The StPM&M, more commonly known as the Manitoba back then, concentrated on three lines in eastern Dakota Territory:

–48 miles from Breckenridge, Minn., to Durbin, N.D., (near present-day Absaraka, N.D.).

–83 miles from Barnesville, Minn., through Fargo to Reynolds, N.D..

–12 miles from Grand Forks west to the tiny community of Ojata.

In 1881, the westbound Manitoba line reached Larimore. By 1882, the Manitoba began extending its Fargo-Reynolds line to Neche, N.D., just south of the Canadian border.

It also set aim at an infant community just north of the area’s largest lake. The town, Creel City, named after its surveyor, H.M. Creel, was renamed just a few years later to Devils Lake.

Paper town dreams

Advertisements for Harrisburg painted pictures of high-banked shores rimmed with trees, and the potential of a harbor for a fleet of steamboats that would provide transportation to settlements that would grow up all along the lake.

They offered hope, if not promise, that James J. Hill would extend the Manitoba line to Harrisburg, which would serve as a terminus. The Manitoba later became known as the Great Northern Railway.

Today, both the NP and the Great Northern are known as the Burlington Northern-Santa Fe Railway.

By mid-May 1882, Harrisburg had 11 businesses, according to the Nelson County History, a centennial history book. The town’s proprietors included prominent Grand Forks resident Judge George H. Walsh and C.T. Harris, who had obtained squatter’s rights to some of the property that now is in Nelson County.

Harrisburg was being promoted by steamboat captain and Grand Forks founder Alexander Griggs, as well as Judson LaMoure of Pembina and Col. O.M. Towner.

Griggs, a business associate of Great Northern Founder James J. Hill, was confident his friend would extend the line in 1882 from Larimore, N.D., in western Grand Forks County directly west to Stump Lake.

The townsite company had laid out a community with 60 residential lots. Word had spread widely that Harrisburg would serve as a railroad crossroads for tracks extending from Breckenridge through Hope, N.D., and from Grand Forks.

Meanwhile, Wamduska also was being platted nearby. Its hallmark was the Wamduska Hotel, completed in the spring of 1882. The three-story brick hotel was marketed throughout the Upper Midwest. Historical accounts vary, but it had somewhere between 33 and 44 rooms and reportedly had 100 beds.

By all accounts of the day, it was a grand hotel, with a 25-by-40-foot dining room that also served as a ballroom.

The main entrance featured double doors that led into the lobby featuring a grand spiral staircase, according to an account written by Myrna Baumann for a 2002 event at the Stump Lake Pioneer Village.

“As a child, I recall climbing those stairs, which allowed you to look down from the third story to the lobby,” she wrote.

Dreams dashed

In July 1882, just as the Wamduska was preparing for its grand opening, word reached Stump Lake that Hill had dropped plans for developing the railroad through Harrisburg and Wamduska.

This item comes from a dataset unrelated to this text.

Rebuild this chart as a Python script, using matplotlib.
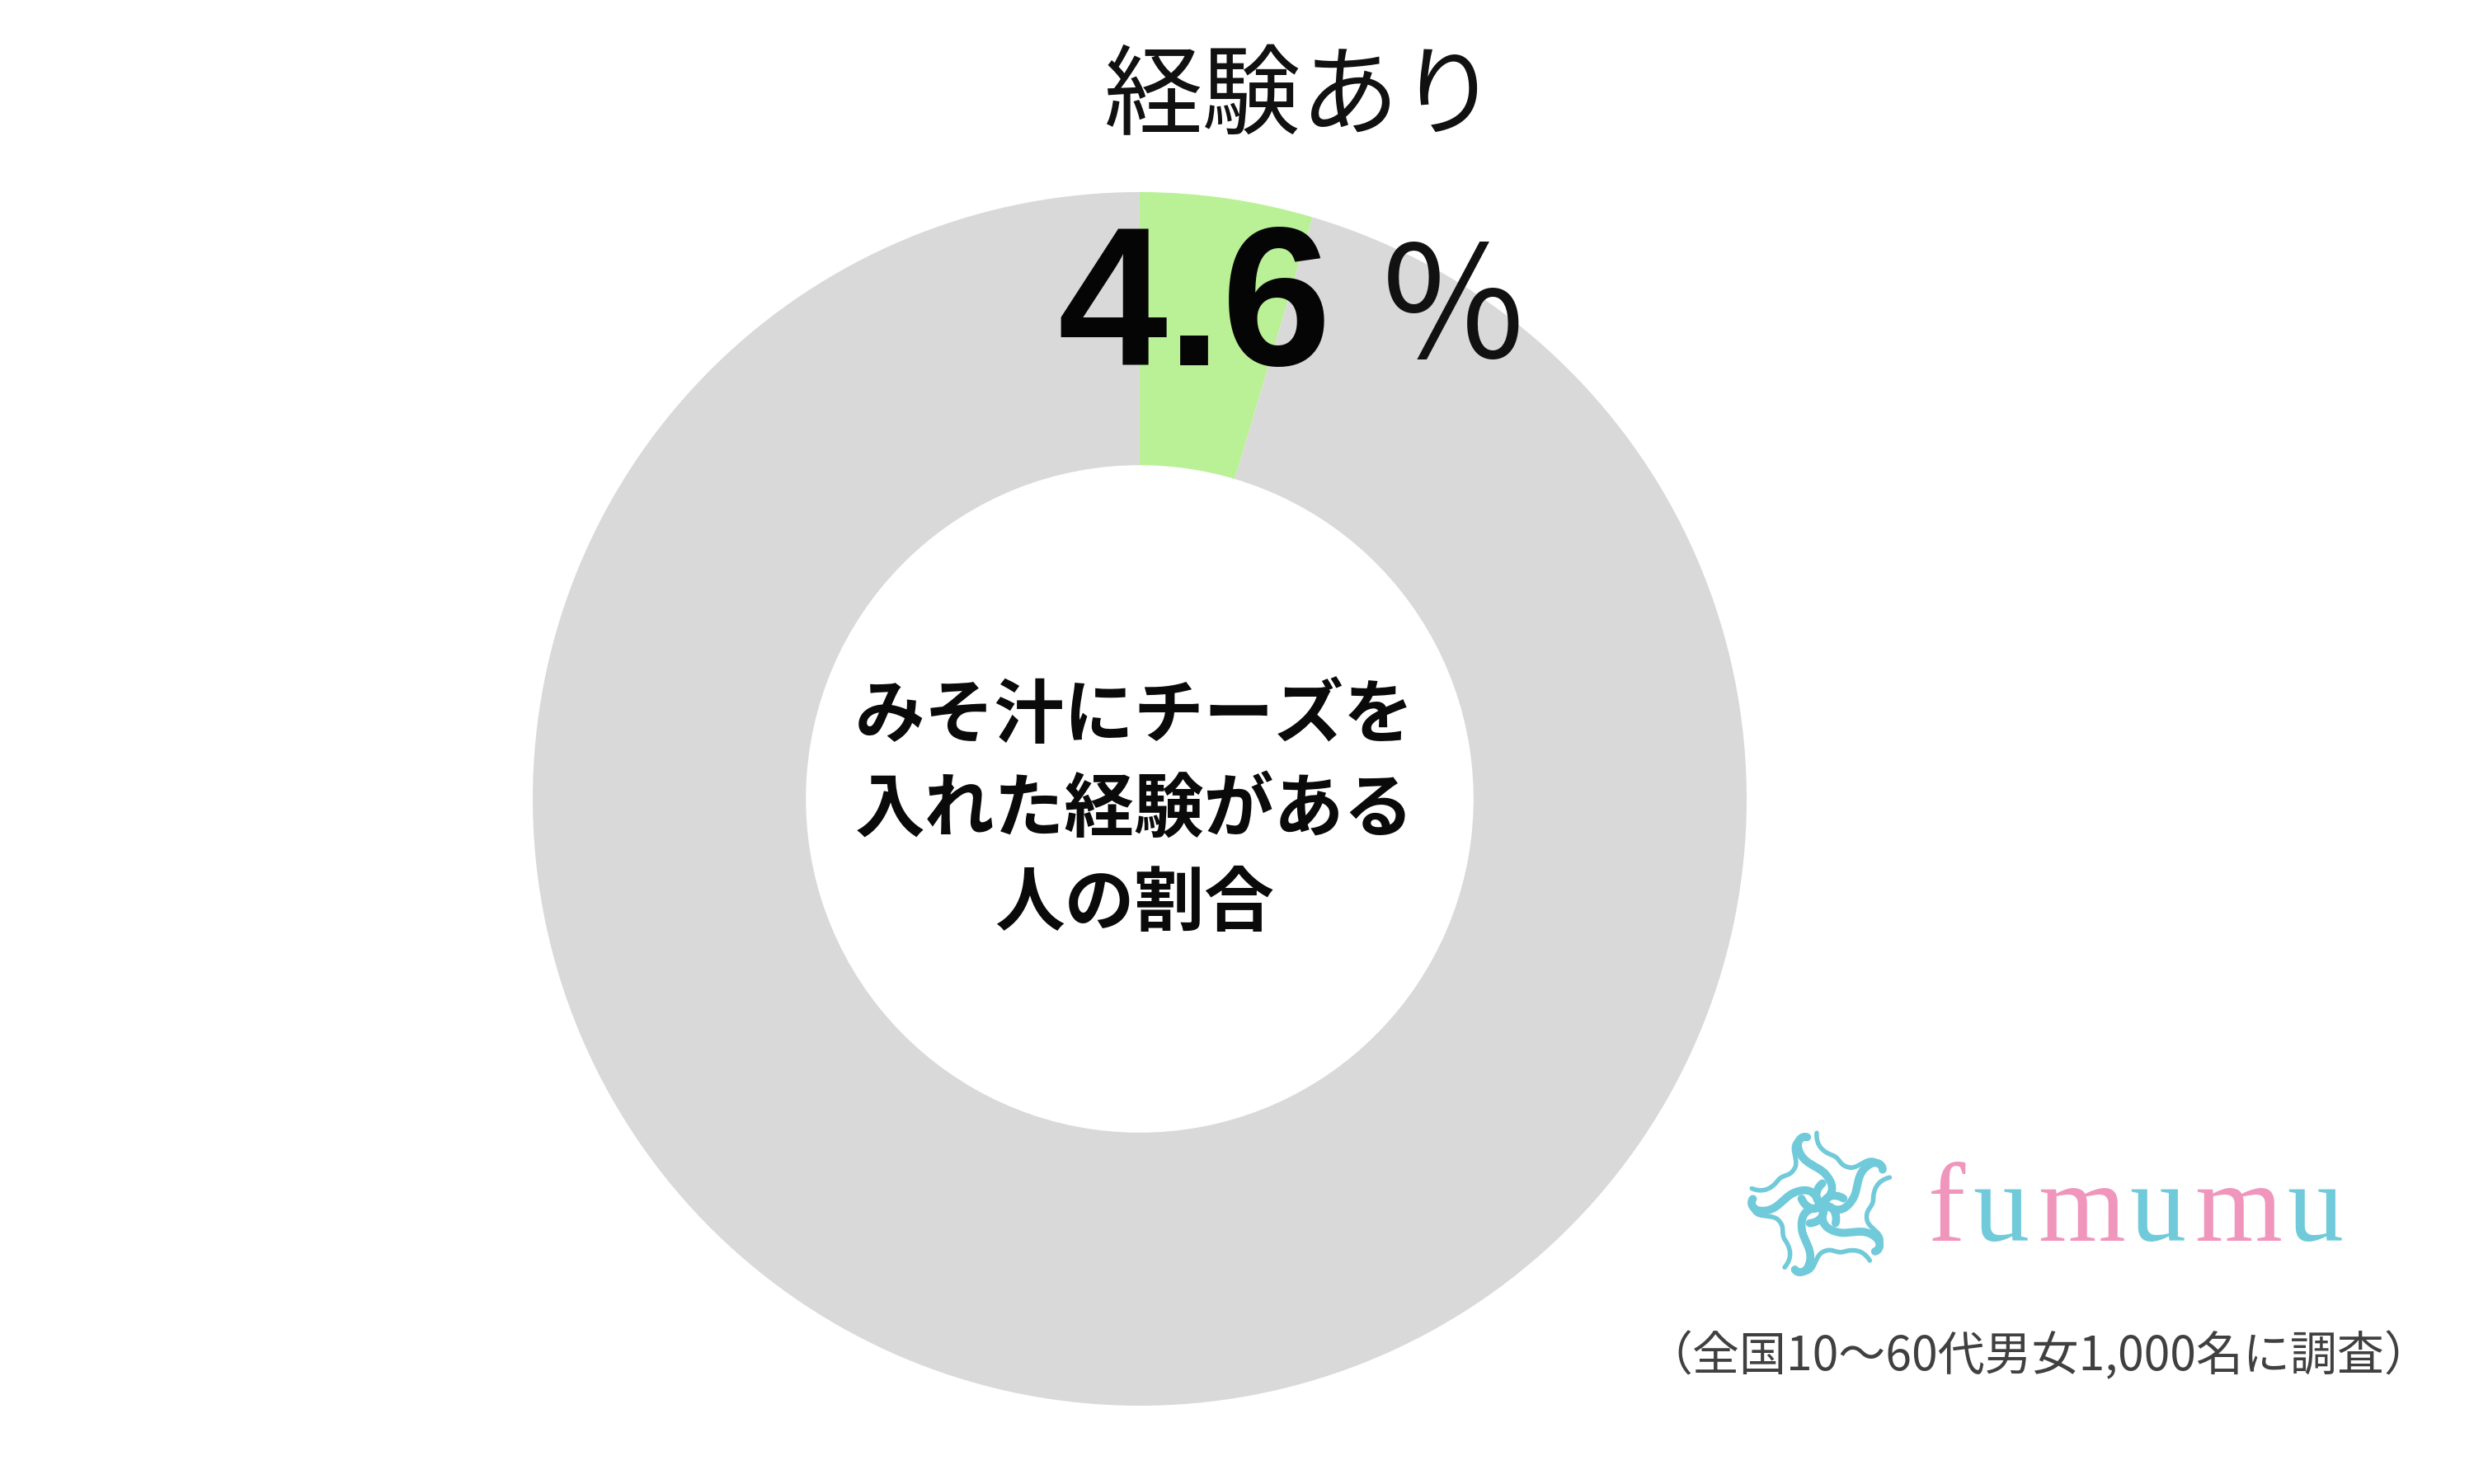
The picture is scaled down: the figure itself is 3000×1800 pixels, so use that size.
#!/usr/bin/env python3
import matplotlib
matplotlib.use('Agg')
import matplotlib.pyplot as plt
from matplotlib.patches import PathPatch
from matplotlib.path import Path
from matplotlib.transforms import Affine2D

plt.rcParams['font.family'] = ['Noto Sans CJK JP', 'DejaVu Sans']

# data
labels = ['経験あり', 'その他']
values = [4.6, 95.4]
slice_colors = ['#BAF096', '#D9D9D9']
title = '経験あり'
value_text = '4.6'
center_text = ['みそ汁にチーズを', '入れた経験がある', '人の割合']
note_text = '（全国10～60代男女1,000名に調査）'
logo_letters = ['f', 'u', 'm', 'u', 'm', 'u']
logo_x = [2360, 2426, 2524, 2616, 2714, 2807]

W, H = 3000, 1800
cx, cy, R = 1382, 969, 736
PINK = '#F095BC'
CYAN = '#70CAD9'

fig = plt.figure(figsize=(30, 18), dpi=100, facecolor='white')

# ドーナツ
ax_pie = fig.add_axes([(cx - R) / W, 1 - (cy + R) / H, 2 * R / W, 2 * R / H])
ax_pie.pie(values, colors=slice_colors, startangle=90, counterclock=False, radius=1,
           wedgeprops={'width': 0.45, 'linewidth': 0})
ax_pie.set_xlim(-1, 1)
ax_pie.set_ylim(-1, 1)
ax_pie.set_aspect('equal')
ax_pie.axis('off')

# 文字はピクセル座標で置く
ax = fig.add_axes([0, 0, 1, 1])
ax.set_xlim(0, W)
ax.set_ylim(H, 0)
ax.axis('off')
ax.patch.set_alpha(0)

ax.text(1577, 120, title, fontsize=86, ha='center', va='center', color='#111111')
ax.text(1449, 381, value_text, fontsize=172, fontweight='bold', ha='center', va='center',
        color='#050505', family='Liberation Sans')
ax.text(1762, 380, '%', fontsize=135, ha='center', va='center', color='#111111')

for i, line in enumerate(center_text):
    ax.text(1376, 869 + i * 114, line, fontsize=61, fontweight='bold', ha='center', va='center',
            color='#0A0A0A')

ax.text(2472, 1645, note_text, fontsize=41, ha='center', va='center', color='#404040')

# ロゴ文字
for ch, x in zip(logo_letters, logo_x):
    color = CYAN if ch == 'u' else PINK
    ax.text(x, 1505, ch, fontsize=98, family='Liberation Serif', ha='center', va='baseline',
            color=color)

# ロゴの花
M, C = Path.MOVETO, Path.CURVE4
thick = [(0.02, 0.05), (0.22, 0.15), (0.18, 0.30), (0.10, 0.42),
         (0.02, 0.55), (-0.20, 0.60), (-0.22, 0.82),
         (-0.24, 0.92), (-0.15, 1.00), (-0.08, 0.96)]
thin = [(0.06, 1.00), (0.02, 0.82), (0.12, 0.72), (0.24, 0.66),
        (0.34, 0.60), (0.30, 0.50), (0.46, 0.46),
        (0.60, 0.44), (0.72, 0.62), (0.86, 0.46)]
core = [(0.0, 0.0), (-0.12, 0.10), (-0.06, 0.24), (0.04, 0.30)]
codes_thick = [M, C, C, C, C, C, C, C, C, C]
codes_thin = [M, C, C, C, C, C, C, C, C, C]
codes_core = [M, C, C, C]
flower_tf = Affine2D().scale(88, -88).translate(2210, 1462)
for k in range(5):
    rot = Affine2D().rotate_deg(72 * k + 8) + flower_tf + ax.transData
    for pts, codes, lw in [(thick, codes_thick, 7), (thin, codes_thin, 4), (core, codes_core, 7)]:
        patch = PathPatch(Path(pts, codes), facecolor='none', edgecolor=CYAN, linewidth=lw,
                          capstyle='round', transform=rot)
        ax.add_patch(patch)

plt.savefig('out.png', dpi=100, facecolor='white')
plt.close()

Instead, Hill choose a route about 10 miles to the north.

Stories have varied as to why Hill bypassed the two Stump Lake communities.

One says an area landowner refused to sell land to Hill. Another speculates that a landowner near present-day Lakota, N.D., had some dirt on Hill and he vowed to divulge that information if Hill didn’t bring the railroad through his property.

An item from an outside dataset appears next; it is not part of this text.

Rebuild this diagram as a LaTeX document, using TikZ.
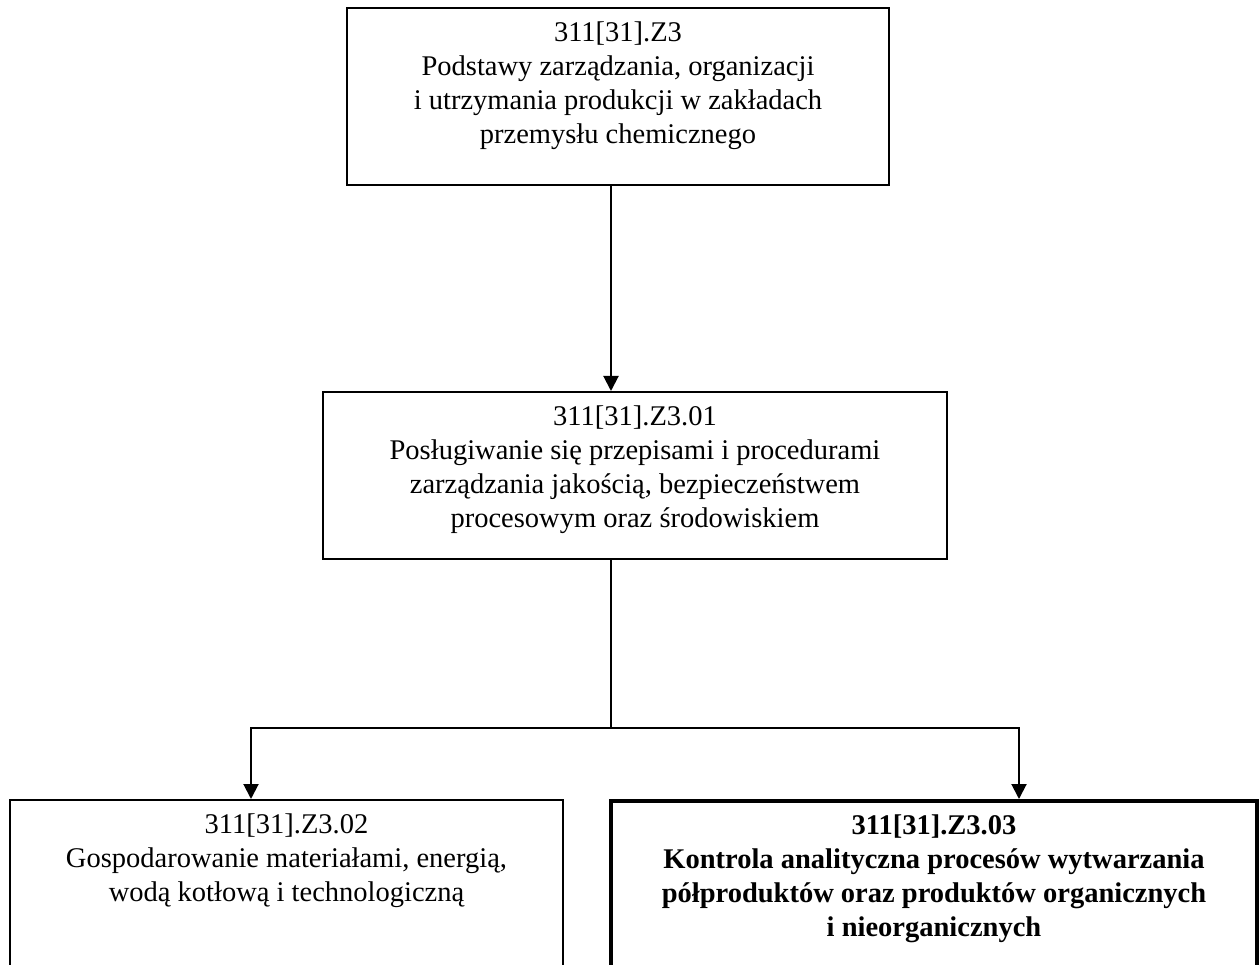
\documentclass[tikz,border=0pt]{standalone}
\usepackage{fontspec}
\setmainfont{Liberation Serif}
\usetikzlibrary{arrows.meta, positioning}

\newcommand{\unittext}[3]{\parbox[t][#2][t]{#1}{\centering\vspace*{14pt}#3}}

\begin{document}
\begin{tikzpicture}[
          x=1pt, y=-1pt,
          unit/.style={draw, rectangle, inner sep=0pt, anchor=north, line width=2pt, font=\fontsize{28.5}{34}\selectfont},
          mainunit/.style={unit, line width=4pt, font=\fontsize{28.5}{34}\selectfont\bfseries},
          >={Triangle[length=15pt, width=15pt]},
          line width=2pt
        ]
          \clip (0,0) rectangle (1259,965);

          % jednostki modułowe
          \node[unit] (z3) at (618,7) {\unittext{542pt}{177pt}{311[31].Z3\\
            Podstawy zarządzania, organizacji\\
            i utrzymania produkcji w zakładach\\
            przemysłu chemicznego}};
          \node[unit] (z301) at (635,391) {\unittext{624pt}{167pt}{311[31].Z3.01\\
            Posługiwanie się przepisami i procedurami\\
            zarządzania jakością, bezpieczeństwem\\
            procesowym oraz środowiskiem}};
          \node[unit] (z302) at (286.5,799) {\unittext{553pt}{200pt}{311[31].Z3.02\\
            Gospodarowanie materiałami, energią,\\
            wodą kotłową i technologiczną}};
          \node[mainunit] (z303) at (934,799) {\unittext{646pt}{200pt}{311[31].Z3.03\\
            Kontrola analityczna procesów wytwarzania\\
            półproduktów oraz produktów organicznych\\
            i nieorganicznych}};

          % rozgałęzienie
          \coordinate (fork) at (611,728);
          \coordinate (forkl) at (251,728);
          \coordinate (forkr) at (1019,728);

          % połączenia
          \draw[->] (z3.south -| fork) -- (z301.north -| fork);
          \draw (z301.south -| fork) -- (fork);
          \draw[->] (fork) -- (forkl) -- (z302.north -| forkl);
          \draw[->] (fork) -- (forkr) -- (z303.north -| forkr);
        \end{tikzpicture}
\end{document}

Whatever the reason, by late summer 1882, what was to become the Great Northern Railway was taking a route northwest out of Larimore toward a community that became known as Bartlett, N.D., located about five miles west of what would become Lakota, N.D.

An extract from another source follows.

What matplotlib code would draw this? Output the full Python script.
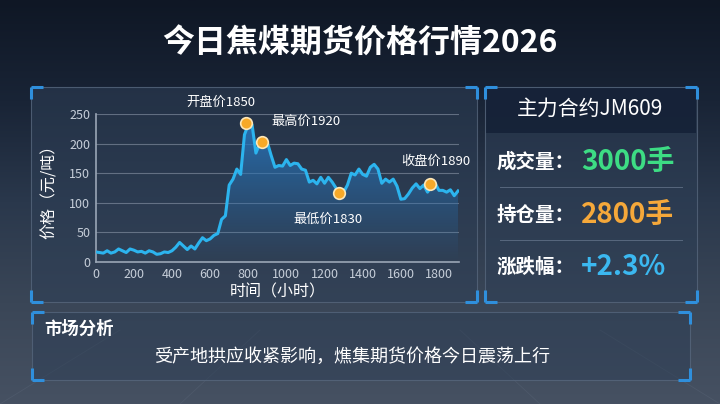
import numpy as np
import matplotlib
matplotlib.use("Agg")
import matplotlib.pyplot as plt
from matplotlib.patches import Rectangle, Polygon
from matplotlib.colors import LinearSegmentedColormap

plt.rcParams['font.family'] = ['Noto Sans CJK SC', 'DejaVu Sans']

# ---------------- data ----------------
hours = list(range(0, 1901, 20))
prices = [17, 16, 15, 19, 15, 17, 22, 19, 16, 22,
          20, 17, 18, 15, 19, 17, 13, 14, 17, 16,
          19, 25, 33, 27, 21, 27, 22, 32, 41, 36,
          39, 45, 48, 72, 78, 130, 140, 157, 148, 215,
          232, 232, 184, 200, 200, 202, 180, 160, 163, 162,
          173, 163, 167, 166, 157, 155, 135, 138, 132, 143,
          133, 143, 135, 125, 118, 118, 130, 150, 147, 157,
          148, 145, 160, 165, 157, 133, 140, 135, 140, 128,
          106, 107, 115, 125, 132, 124, 130, 118, 128, 133,
          121, 121, 118, 122, 112, 120]
marker_labels = ['开盘价1850', '最高价1920', '最低价1830', '收盘价1890']
marker_x = [789, 871, 1277, 1754]
marker_y = [234, 202, 117, 132]
label_offsets = [(-18, 15), (32, 15), (-8, -19), (4, 16)]

title = '今日焦煤期货价格行情2026'
contract = '主力合约JM609'
stat_labels = ['成交量：', '持仓量：', '涨跌幅：']
stat_values = ['3000手', '2800手', '+2.3%']
stat_colors = ['#3ddc84', '#f5a83a', '#3bb8f0']
analysis_title = '市场分析'
analysis_text = '受产地拱应收紧影响，燋集期货价格今日震荡上行'
yticks = [0, 50, 100, 150, 200, 250]
xticks = list(range(0, 1801, 200))

W, H = 720, 404
fig = plt.figure(figsize=(7.2, 4.04), dpi=100)

# ---------------- background ----------------
bg = fig.add_axes([0, 0, 1, 1])
bg.set_xlim(0, W)
bg.set_ylim(H, 0)
bg.axis('off')
cmap_bg = LinearSegmentedColormap.from_list('bg', ['#0f1725', '#192436', '#2a384c', '#3a4657', '#465162'])
grad = np.linspace(0, 1, 256).reshape(-1, 1)
bg.imshow(grad, extent=[0, W, H, 0], cmap=cmap_bg, aspect='auto', zorder=0)
# faint perspective lines near the bottom
for x0, x1 in [(0, 120), (180, 260), (540, 460), (720, 600)]:
    bg.plot([x0, x1], [404, 330], color='#5a6678', lw=0.6, alpha=0.4, zorder=0.5)

def panel(x0, y0, x1, y1, face='#2e3f56', alpha=0.55, corner=12):
    bg.add_patch(Rectangle((x0, y0), x1 - x0, y1 - y0, facecolor=face, alpha=alpha,
                           edgecolor='none', zorder=1))
    bg.add_patch(Rectangle((x0, y0), x1 - x0, y1 - y0, facecolor='none',
                           edgecolor='#56667c', lw=0.8, alpha=0.8, zorder=2))
    c = '#2f8fdc'
    for (cx, cy, dx, dy) in [(x0, y0, 1, 1), (x1, y0, -1, 1), (x0, y1, 1, -1), (x1, y1, -1, -1)]:
        bg.plot([cx, cx + dx * corner], [cy, cy], color=c, lw=2.2, zorder=3, solid_capstyle='butt')
        bg.plot([cx, cx], [cy, cy + dy * corner], color=c, lw=2.2, zorder=3, solid_capstyle='butt')

panel(31, 87, 477, 302)
panel(485, 87, 697, 302)
bg.add_patch(Rectangle((486, 88), 210, 45, facecolor='#142036', alpha=0.85, edgecolor='none', zorder=1.5))
for yy in [187, 240]:
    bg.plot([500, 682], [yy, yy], color='#6a7a90', lw=0.7, alpha=0.7, zorder=2)
panel(32, 312, 690, 380)

# title
bg.text(360, 44, title, color='white', fontsize=23, fontweight='bold',
        ha='center', va='center', zorder=5)

# right panel texts
bg.text(590, 109, contract, color='white', fontsize=15, fontweight='medium',
        ha='center', va='center', zorder=5)
for i, yy in enumerate([162, 215, 267]):
    bg.text(497, yy, stat_labels[i], color='white', fontsize=14, fontweight='bold',
            ha='left', va='center', zorder=5)
    bg.text(581, yy, stat_values[i], color=stat_colors[i], fontsize=20, fontweight='bold',
            ha='left', va='center', zorder=5)

# bottom panel
bg.text(44, 329, analysis_title, color='white', fontsize=12.5, fontweight='bold',
        ha='left', va='center', zorder=5)
bg.text(352, 357, analysis_text, color='white', fontsize=13,
        ha='center', va='center', zorder=5)

# ---------------- chart ----------------
ax = fig.add_axes([95.7 / W, 1 - 262 / H, (459 - 95.7) / W, (262 - 114) / H])
ax.patch.set_alpha(0)
ax.set_xlim(0, 1905)
ax.set_ylim(0, 250)

x = np.array(hours)
y = np.array(prices)

# gradient fill under curve
cmap_fill = LinearSegmentedColormap.from_list('fill', [(0.16, 0.42, 0.66, 0.0), (0.16, 0.47, 0.75, 0.9)])
img = ax.imshow(np.linspace(0, 1, 256).reshape(-1, 1), extent=[0, 1905, 0, 240],
                origin='lower', cmap=cmap_fill, aspect='auto', zorder=1)
poly = Polygon(np.column_stack([np.r_[x[0], x, x[-1]], np.r_[0, y, 0]]), closed=True,
               facecolor='none', edgecolor='none', transform=ax.transData)
ax.add_patch(poly)
img.set_clip_path(poly)

ax.plot(x, y, color='#2cb4ee', lw=2.2, zorder=3, solid_joinstyle='round')

ax.scatter(marker_x, marker_y, s=70, color='#f7a928', edgecolor='#fde7b8', linewidth=1.2, zorder=4)
for lab, mx, my, (dx, dy) in zip(marker_labels, marker_x, marker_y, label_offsets):
    ax.annotate(lab, (mx, my), xytext=(dx, dy), textcoords='offset points',
                ha='center', va='center', color='white', fontsize=9.5, zorder=5)

ax.set_yticks(yticks)
ax.set_xticks(xticks)
ax.grid(axis='y', color='#8a96a8', lw=0.8, alpha=0.6)
ax.set_axisbelow(True)
for s in ['top', 'right']:
    ax.spines[s].set_visible(False)
for s in ['left', 'bottom']:
    ax.spines[s].set_color('#9aa6b6')
    ax.spines[s].set_linewidth(1.2)
ax.tick_params(colors='#c6ced9', labelsize=9, length=0, pad=4)
ax.set_xlabel('时间（小时）', color='white', fontsize=11.5, fontweight='medium', labelpad=2)
ax.set_ylabel('价格（元/吨）', color='white', fontsize=11.5, fontweight='medium', labelpad=8)

fig.savefig('out.png', dpi=100)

Bartlett, located just across the Nelson-Ramsey county line, more commonly was known as End of the Track at the time. It’s where railroad construction workers lived while they built the Great Northern track westward from Larimore, N.D.

Historical documents suggest End of the Track had a population as high as 2,000 in late 1882. However, they didn’t stay long.

In the spring of 1883, the Nelson County seat of Lakota was established four miles to the east, and most of End of the Track’s population moved there.

By 1890, End of the Track’s population had declined to 75, according to North Dakota Place Names, a book by Douglas A. Wick.

Today, little is left of Bartlett, although it remains listed on North Dakota highway maps and in atlases.

As for the rumored rail line from Hope, N.D.? It was extended northwest toward Stump Lake, but instead of reaching Harrisburg, it veered westward at McVille, N.D., and passed instead through Pekin, N.D., to the south.

Harrisburg and other “paper towns” disappeared altogether, their memories kept alive only in historical records and in folklore passed down from generation to generation.

The Wamduska Hotel survived for a few decades. It continued as a hotel until 1889. By the 1890s, it had become a private hunting lodge used by wealthy or otherwise prominent people from throughout the nation.

The surrounding land was farmed. But by the Great Depression, it had fallen into disrepair and finally was demolished in the 1950s.